Mars Café parted ways with its prior supplier, Alterra Coffee Roasters Inc., after that company sold its distribution rights to Mars Inc. James said Alterra sacrificed its ability to distribute wholesale coffee outside Wisconsin and Illinois when it sold its rights.
“We went with Intelligensia primarily because the quality is amazing,” said James, noting that his shop goes through 100 to 120 pounds of coffee each week. “We are passing some of that cost on to the customer, but not the full cost.”
Ned Skinner, president of U.S. Coffee and Tea Co. in Des Moines, said the corporate clients and small businesses his company serves are also looking for higher-quality coffees, despite the extra cost.
About three years ago, U.S. Coffee began offering a gourmet line of single-serve coffees, which are packaged in 2.25-ounce coffee packets and prepared using the Keurig Commercial Brewers that U.S Coffee distributes in the state of Iowa.

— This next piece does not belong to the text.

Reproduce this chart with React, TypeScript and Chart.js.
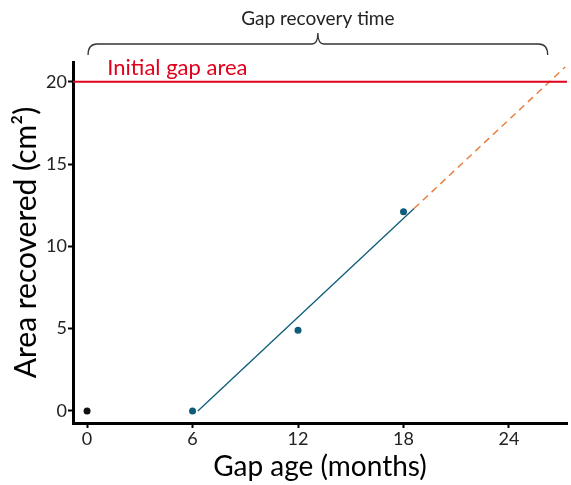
import { useEffect, useRef } from "react";
import { Chart, registerables } from "chart.js";
Chart.register(...registerables);

const AGE_MONTHS = [0, 6, 12, 18];
const AREA_RECOVERED = [0, 0, 4.9, 12.1];
const POINT_COLORS = ["#111111", "#0d5c7a", "#0d5c7a", "#0d5c7a"];
const FIT_X = [6.3, 18.6];
const FIT_Y = [0, 12.3];
const EXTRAP_X = [18.6, 27.2];
const EXTRAP_Y = [12.3, 20.9];
const INITIAL_AREA = 20;
const X_TICKS = [0, 6, 12, 18, 24];
const Y_TICKS = [0, 5, 10, 15, 20];
const RECOVERY_START = 0;
const RECOVERY_END = 26.2;
const X_MIN = -0.8;
const X_MAX = 27.3;
const Y_MIN = -0.73;
const Y_MAX = 21.2;

const FONT = "Lato, 'Open Sans', sans-serif";

const annotations = {
  id: "annotations",
  afterDraw(chart: any) {
    const { ctx, scales } = chart;
    const xs = scales.x;
    const ys = scales.y;
    ctx.save();
    // Initial gap area label
    ctx.fillStyle = "#e0001b";
    ctx.font = `22px ${FONT}`;
    ctx.textAlign = "left";
    ctx.textBaseline = "alphabetic";
    ctx.fillText("Initial gap area", xs.getPixelForValue(1.15), ys.getPixelForValue(INITIAL_AREA) - 7);
    // Bracket
    const x0 = xs.getPixelForValue(RECOVERY_START) + 1;
    const x1 = xs.getPixelForValue(RECOVERY_END);
    const xm = (x0 + x1) / 2;
    const yb = 55;
    const yh = 44;
    const yp = 33;
    const r = 9;
    ctx.strokeStyle = "#333";
    ctx.lineWidth = 1.3;
    ctx.beginPath();
    ctx.moveTo(x0, yb);
    ctx.quadraticCurveTo(x0, yh, x0 + r, yh);
    ctx.lineTo(xm - 6, yh);
    ctx.quadraticCurveTo(xm, yh, xm, yp);
    ctx.quadraticCurveTo(xm, yh, xm + 6, yh);
    ctx.lineTo(x1 - r, yh);
    ctx.quadraticCurveTo(x1, yh, x1, yb);
    ctx.stroke();
    ctx.fillStyle = "#222";
    ctx.font = `19px ${FONT}`;
    ctx.textAlign = "center";
    ctx.fillText("Gap recovery time", xm, 25);
    ctx.restore();
  },
};

export default function App() {
  const ref = useRef<HTMLCanvasElement>(null);
  useEffect(() => {
    document.body.style.margin = "0";
    const chart = new Chart(ref.current!, {
      type: "scatter",
      data: {
        datasets: [
          {
            label: "initial",
            data: [
              { x: X_MIN, y: INITIAL_AREA },
              { x: X_MAX, y: INITIAL_AREA },
            ],
            showLine: true,
            borderColor: "#e0001b",
            borderWidth: 2,
            pointRadius: 0,
          },
          {
            label: "extrapolation",
            data: EXTRAP_X.map((x, i) => ({ x, y: EXTRAP_Y[i] })),
            showLine: true,
            borderColor: "#e8803f",
            borderWidth: 1.5,
            borderDash: [7, 5],
            pointRadius: 0,
          },
          {
            label: "fit",
            data: FIT_X.map((x, i) => ({ x, y: FIT_Y[i] })),
            showLine: true,
            borderColor: "#0d5c7a",
            borderWidth: 1.3,
            pointRadius: 0,
          },
          {
            label: "observed",
            data: AGE_MONTHS.map((x, i) => ({ x, y: AREA_RECOVERED[i] })),
            showLine: false,
            pointRadius: 3.5,
            pointBackgroundColor: POINT_COLORS,
            pointBorderColor: POINT_COLORS,
            pointBorderWidth: 0,
          },
        ],
      },
      options: {
        animation: false,
        responsive: false,
        devicePixelRatio: 1,
        layout: { padding: { top: 62, right: 3, left: 0, bottom: 0 } },
        plugins: { legend: { display: false }, tooltip: { enabled: false } },
        scales: {
          x: {
            type: "linear",
            min: X_MIN,
            max: X_MAX,
            afterBuildTicks: (s: any) => {
              s.ticks = X_TICKS.map((v) => ({ value: v }));
            },
            afterFit: (s: any) => {
              s.height = 62;
            },
            ticks: { color: "#222", font: { family: FONT, size: 18 }, padding: 0 },
            grid: { drawOnChartArea: false, drawTicks: true, tickLength: 5, tickColor: "#000", tickWidth: 2 },
            border: { display: true, color: "#000", width: 3 },
            title: {
              display: true,
              text: "Gap age (months)",
              color: "#000",
              font: { family: FONT, size: 28 },
              padding: { top: 0, bottom: 1 },
            },
          },
          y: {
            type: "linear",
            min: Y_MIN,
            max: Y_MAX,
            afterBuildTicks: (s: any) => {
              s.ticks = Y_TICKS.map((v) => ({ value: v }));
            },
            afterFit: (s: any) => {
              s.width = 73;
            },
            ticks: { color: "#222", font: { family: FONT, size: 18 }, padding: 1 },
            grid: { drawOnChartArea: false, drawTicks: true, tickLength: 5, tickColor: "#000", tickWidth: 2 },
            border: { display: true, color: "#000", width: 3 },
            title: {
              display: true,
              text: "Area recovered (cm²)",
              color: "#000",
              font: { family: FONT, size: 30 },
              padding: { top: 8, bottom: 0 },
            },
          },
        },
      },
      plugins: [annotations],
    });
    return () => chart.destroy();
  }, []);
  return <canvas ref={ref} width={571} height={485} style={{ display: "block" }} />;
}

Skinner said the gourmet packets are 0.75 ounces larger than U.S. Coffee’s original line of single-serve coffee containers, and new flavors such as “Doughnut House” are intended to please evolving tastes.
“The days of ‘one blend or one brand fits all’ are over, as savvy drinkers and coffee connoisseurs find specific origins, roasts and blends that they prefer,” Skinner said, noting that his company’s coffee is roasted and packaged by U.S. Roasterie in Des Moines.
Referring to a January report that coffee harvests in Colombia and Brazil may decline this year, Skinner said less-than-ideal growing conditions and coffee-producing countries’ demand for more of their own products have contributed to rising prices and downward pressure on supplies.
However, he doesn’t expect those factors to affect U.S. consumers’ appreciation for the bean. “People want more flavor,” he said. “You can raise the cost of coffee, and the consumer doesn’t really care.”